Not so long ago, a large part of the population, deeply frightened, projected onto Bush, a "strength", "resolve" "moral clarity" etc. that was not there. In the last election, one of the best predictors of political allegiance was how pre-occupied you were with your own mortality; Rove & Co. cynically boosted Bush's poll numbers with terrorist alerts. And, it worked, despite being recognized, consciously, by at least some people in the Media. Now, we are struggling with the aftermath of that: the gradual dawning of awareness that Bush is a completely untrustworthy, incompetent, even sometimes malevolently selfish, individual. That dawning is the common theme of Katrina, of the leak controversy, of the Dubai Ports deal, of the pre-Iraq War memos, and on and on. And, it is the subtext for the immigration reform controversy as well as free trade and China relations.

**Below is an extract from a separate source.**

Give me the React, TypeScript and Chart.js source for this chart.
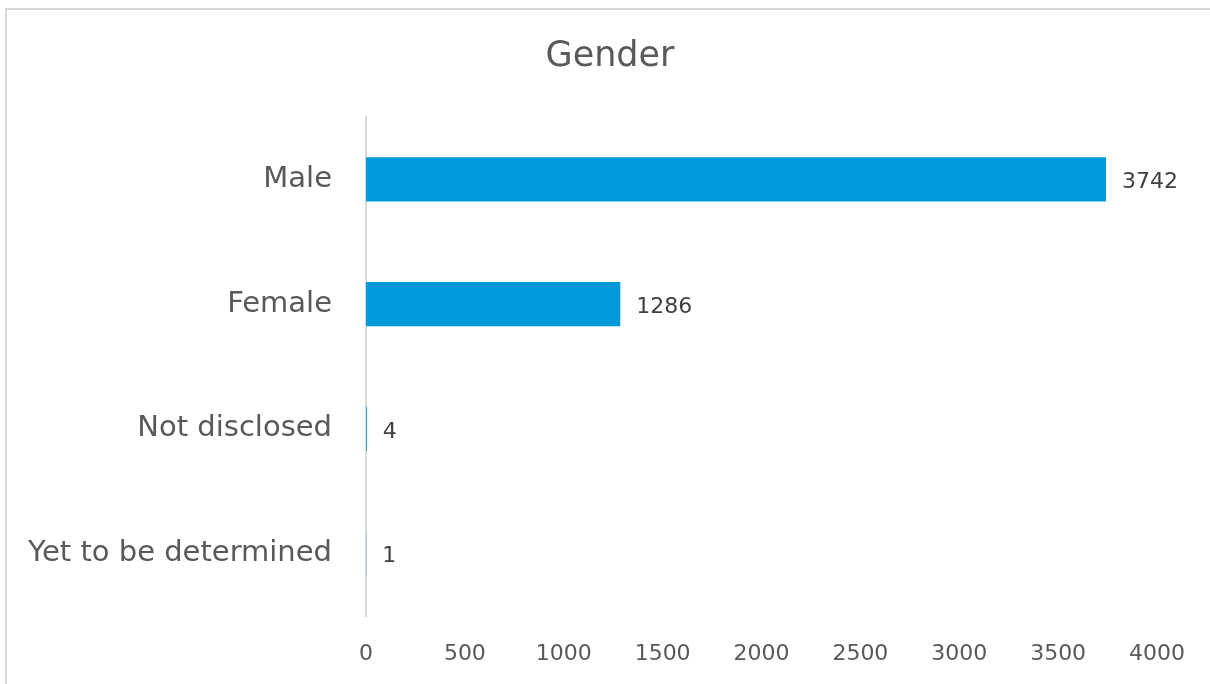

The practical alternative to Bush and the Republicans -- I am referring the moderates in the Democratic Party, exemplified by the performance of President Clinton -- is, at best, weak tea. Clinton, cheerleading for education as a panacea and talking about a bridge to the 21st century, was, in my opinion, sincere, and basically right about the real economics, but not rhetorically compelling. The function of Dobbs in politics, it seems to my "paranoia", is to discredit and de-legitimate any Democratic, Clinton-like (and in my view, basically realistic) alternative to the Republicans. I am not saying Dobbs is anything but sincere, and, of course, narcissistically in love with his own persona and voice; I am cynical enough to believe he would be fired by CNN if he ever veered in a direction, which disfavored the Republicans too much.

We are approaching a very dangerous moment in American politics, when two-thirds of Americans believe the country is off "on the wrong track" as the pollsters say, and we have to cope with the daily spectacle of the naked corruption and incompetence of our leadership, and after a singularly unwise Administration has spent five years building the legal foundation for a fascist State.

I've read two very scary things in the last few days. One is the Seymour Hersh piece in the New Yorker, concerning Administration planning for a nuclear attack on Iran. The other is this brief piece:
http://www.huffingtonpost.com/deepak-chopra/the-seduction-of-apocalyp_b_18671.html
by Deepak Chopra on the right-wing's attachment to apocalyptic thinking. Kevin Phillips, in American Theocracy, makes much the same point at greater length.

We live in scary times, and paranoia is a comparatively mild, though still irrational, coping mechanism. If you are confronted with paranoia, and inclined to dismiss or pooh-pooh the specific content, you might want to recall that that is what you are meant to do, what the paranoid individual is manipulating you into doing. The paranoid wants you to tell him that "they" are not out to get him. Cure lies in a different direction, though. The well-prepared psychiatrist tells the paranoid that "they" really are out to get him, but the tinfoil hat is not going to help, so, maybe, it is time to wake up or grow up or lay off the meth, and get real.

"Paranoia strikes deep in the heartland" is a lyric in some Paul Simon ditty, but, guess what?, it really does. The deep-seated fears of the American People that the country's ruling class cannot be trusted are like the warm waters of the Gulf of Mexico, waiting to fuel a giant Hurricane. They lie, like latent fuel, waiting for the Coming Perfect Storm.